Flat File Document Parser problem.

alamsaqib · November 26, 2015, 5:19am

Hi experts. I have a text file which size is 6.8 MB. After loading it to Flat File Document Parser and executing its start processing till 99% and after that it stuckes there for hours without any error. Any suggetions please.

Best wishes

Alam

kilian.thiel · November 26, 2015, 7:18pm

Hi Alam,

can you share the txt file, zipped maybe?

Cheers, Kilian

alamsaqib · November 27, 2015, 10:59am

Yes of course i can.

1500.zip

kilian.thiel · November 27, 2015, 12:05pm

Hi Alam,

it works for me. I can read the attached file, using the Flat File Reader. However, it takes around 5 Minutes to parse it. This is due to the underlying word and sentence tokenization which is applied during parsing. How much Xmx heap space have you assigned for KNIME? You can change the Xmx setting in the knime.ini file, which is in the directory where the knime binary is located. An increase of that Xmx number could speed up tokenization due to less GC.

Cheers, Kilian

alamsaqib · November 27, 2015, 3:47pm

Hi Kilian. I already changed my Xmx heap space to 2048. But its not working. I am also attaching my workflow maybe i am doing something wrong. And thanks a lot for your help :)

Regards

Alam

knime_project_test.zip

kilian.thiel · December 2, 2015, 9:55am

Hmm I just tried your workflow and it works for me, also with 2GB Xmx settings. However in that workflow I am just reading the 1500.txt file (I don't have the others). I assume it is one of your files that causes the Flat File Reader some troubles. Can you put each of your files in a separate directory and read the files from these directories with different Flat File Readers. You can concatenate the data tables with the Concatenate node afterwards. Then you see which files can be parsed and which cause problems.

Cheers, Kilian

alamsaqib · December 3, 2015, 2:04pm

Thanks Kilian for reply. Actually other files are bigger than this even this one is not working then how could others work? I have Core2 laptop with 4 GB memory with Windows 7 OS. I dont know why its not working? I tested a small file like 2.7 kb and it worked.

Best Wishes

Alam

kilian.thiel · December 4, 2015, 10:15am

It is not necessarily the file size it is more the structure of the text that might cause problems. When the strings are conerted into documents tokenization (word and sentence) is applied. Therefore openNLP tokenizer model are used. If the text is not structured like natural language text, e.g. there are not periods in the text, the sentence tokenizer mode might have problems.

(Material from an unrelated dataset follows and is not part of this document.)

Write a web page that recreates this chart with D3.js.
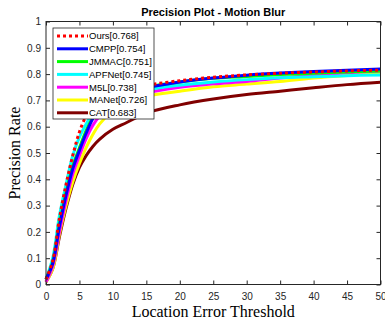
<!DOCTYPE html>
<html>
<head>
<meta charset="utf-8">
<script src="https://cdn.jsdelivr.net/npm/d3@7"></script>
<style>
  body { margin: 0; background: #fff; }
  svg { display: block; }
  .tick text { font-family: "Liberation Sans", Arial, sans-serif; font-size: 10px; fill: #262626; }
</style>
</head>
<body>
<div id="chart"></div>
<script>
// thresholds (x) and precision values per tracker
const thresholds = [0, 1, 2, 3, 4, 5, 6, 7, 8, 10, 12, 15, 20, 25, 30, 35, 40, 45, 50];
const ours   = [0.02, 0.09, 0.25, 0.38, 0.49, 0.58, 0.64, 0.675, 0.70, 0.725, 0.74, 0.757, 0.775, 0.788, 0.797, 0.803, 0.808, 0.812, 0.815];
const cmpp   = [0.02, 0.08, 0.22, 0.34, 0.44, 0.51, 0.575, 0.63, 0.665, 0.705, 0.725, 0.748, 0.77, 0.785, 0.796, 0.804, 0.81, 0.815, 0.819];
const jmmac  = [0.02, 0.085, 0.23, 0.35, 0.45, 0.52, 0.585, 0.635, 0.67, 0.71, 0.73, 0.75, 0.77, 0.784, 0.791, 0.798, 0.803, 0.808, 0.812];
const apfnet = [0.02, 0.10, 0.26, 0.38, 0.49, 0.56, 0.61, 0.65, 0.675, 0.705, 0.72, 0.74, 0.758, 0.77, 0.779, 0.786, 0.79, 0.794, 0.797];
const m5l    = [0.01, 0.07, 0.20, 0.32, 0.42, 0.49, 0.555, 0.605, 0.64, 0.68, 0.70, 0.728, 0.75, 0.763, 0.772, 0.785, 0.796, 0.805, 0.812];
const manet  = [0.01, 0.06, 0.19, 0.30, 0.39, 0.46, 0.52, 0.57, 0.61, 0.66, 0.688, 0.715, 0.735, 0.752, 0.762, 0.772, 0.785, 0.795, 0.803];
const cat    = [0.01, 0.06, 0.18, 0.29, 0.38, 0.445, 0.49, 0.525, 0.552, 0.59, 0.615, 0.652, 0.683, 0.705, 0.722, 0.735, 0.748, 0.76, 0.769];

const seriesNames = ["Ours[0.768]", "CMPP[0.754]", "JMMAC[0.751]", "APFNet[0.745]", "M5L[0.738]", "MANet[0.726]", "CAT[0.683]"];
const seriesValues = [ours, cmpp, jmmac, apfnet, m5l, manet, cat];
const seriesColors = ["#ff0000", "#0000ff", "#00ff00", "#00ffff", "#ff00ff", "#ffff00", "#800000"];

const xTicks = [0, 5, 10, 15, 20, 25, 30, 35, 40, 45, 50];
const yTicks = [0, 0.1, 0.2, 0.3, 0.4, 0.5, 0.6, 0.7, 0.8, 0.9, 1];
const yTickLabels = ["0", "0.1", "0.2", "0.3", "0.4", "0.5", "0.6", "0.7", "0.8", "0.9", "1"];

const W = 385, H = 327;
const margin = { top: 21.5, right: 4.5, bottom: 42.5, left: 46 };
const width = W - margin.left - margin.right;
const height = H - margin.top - margin.bottom;

const svg = d3.select("#chart").append("svg")
  .attr("width", W).attr("height", H);

const g = svg.append("g")
  .attr("transform", `translate(${margin.left},${margin.top})`);

const x = d3.scaleLinear().domain([0, 50]).range([0, width]);
const y = d3.scaleLinear().domain([0, 1]).range([height, 0]);

// axes, ticks pointing inward
g.append("g")
  .attr("transform", `translate(0,${height})`)
  .call(d3.axisBottom(x).tickValues(xTicks).tickSizeInner(-4).tickSizeOuter(0).tickPadding(8))
  .call(a => a.select(".domain").remove());

g.append("g")
  .call(d3.axisLeft(y).tickValues(yTicks).tickFormat((d, i) => yTickLabels[i]).tickSizeInner(-4).tickSizeOuter(0).tickPadding(5))
  .call(a => a.select(".domain").remove());

g.append("g")
  .call(d3.axisTop(x).tickValues(xTicks).tickSizeInner(-4).tickSizeOuter(0).tickFormat(""))
  .call(a => a.select(".domain").remove());

g.append("g")
  .attr("transform", `translate(${width},0)`)
  .call(d3.axisRight(y).tickValues(yTicks).tickSizeInner(-4).tickSizeOuter(0).tickFormat(""))
  .call(a => a.select(".domain").remove());

g.selectAll(".tick line").attr("stroke", "#262626");

// curves, CAT first so Ours ends on top
const line = d3.line()
  .x((d, i) => x(thresholds[i]))
  .y(d => y(d))
  .curve(d3.curveCatmullRom.alpha(0.5));

for (let k = seriesValues.length - 1; k >= 0; k--) {
  g.append("path")
    .attr("d", line(seriesValues[k]))
    .attr("fill", "none")
    .attr("stroke", seriesColors[k])
    .attr("stroke-width", 3)
    .attr("stroke-dasharray", k === 0 ? "3,3" : null);
}

// box
g.append("rect")
  .attr("width", width).attr("height", height)
  .attr("fill", "none").attr("stroke", "#262626").attr("stroke-width", 1);

// legend
const legend = svg.append("g").attr("transform", "translate(53,28)");
legend.append("rect")
  .attr("width", 101).attr("height", 91)
  .attr("fill", "#fff").attr("stroke", "#262626").attr("stroke-width", 0.8);

seriesNames.forEach((name, i) => {
  const ly = 8 + i * 12.8;
  legend.append("line")
    .attr("x1", 4).attr("x2", 35).attr("y1", ly).attr("y2", ly)
    .attr("stroke", seriesColors[i]).attr("stroke-width", 3)
    .attr("stroke-dasharray", i === 0 ? "3,3" : null);
  legend.append("text")
    .attr("x", 36).attr("y", ly).attr("dy", "0.35em")
    .style("font-family", "'Liberation Sans', Arial, sans-serif")
    .style("font-size", "9.5px")
    .attr("fill", "#000")
    .text(name);
});

// title and axis labels
svg.append("text")
  .attr("x", margin.left + width / 2).attr("y", 16)
  .attr("text-anchor", "middle")
  .style("font-family", "'Liberation Sans', Arial, sans-serif")
  .style("font-size", "11px").style("font-weight", "bold")
  .text("Precision Plot - Motion Blur");

svg.append("text")
  .attr("x", margin.left + width / 2).attr("y", 317)
  .attr("text-anchor", "middle")
  .style("font-family", "'Liberation Serif', 'Times New Roman', serif")
  .style("font-size", "16px")
  .text("Location Error Threshold");

svg.append("text")
  .attr("transform", `translate(20,${margin.top + height / 2}) rotate(-90)`)
  .attr("text-anchor", "middle")
  .style("font-family", "'Liberation Serif', 'Times New Roman', serif")
  .style("font-size", "16px")
  .text("Precision Rate");
</script>
</body>
</html>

The file that you shared is working on my machine with just 2GB heap for KNIME. I assume the problem is caused by another file.

Cheers, Kilian

alamsaqib · December 6, 2015, 5:47am

Hi Kilian.

What version of Knime you are using?

Best wishes

Alam

kilian.thiel · December 7, 2015, 9:03am

I could read your file using 3.0.1. With 3.1 it is working as well.

Cheers, Kilian

alamsaqib · December 7, 2015, 1:07pm

Thanks a lot Kilian.

Best wishes

Alam

system · June 2, 2023, 9:48pm

This topic was automatically closed 90 days after the last reply. New replies are no longer allowed.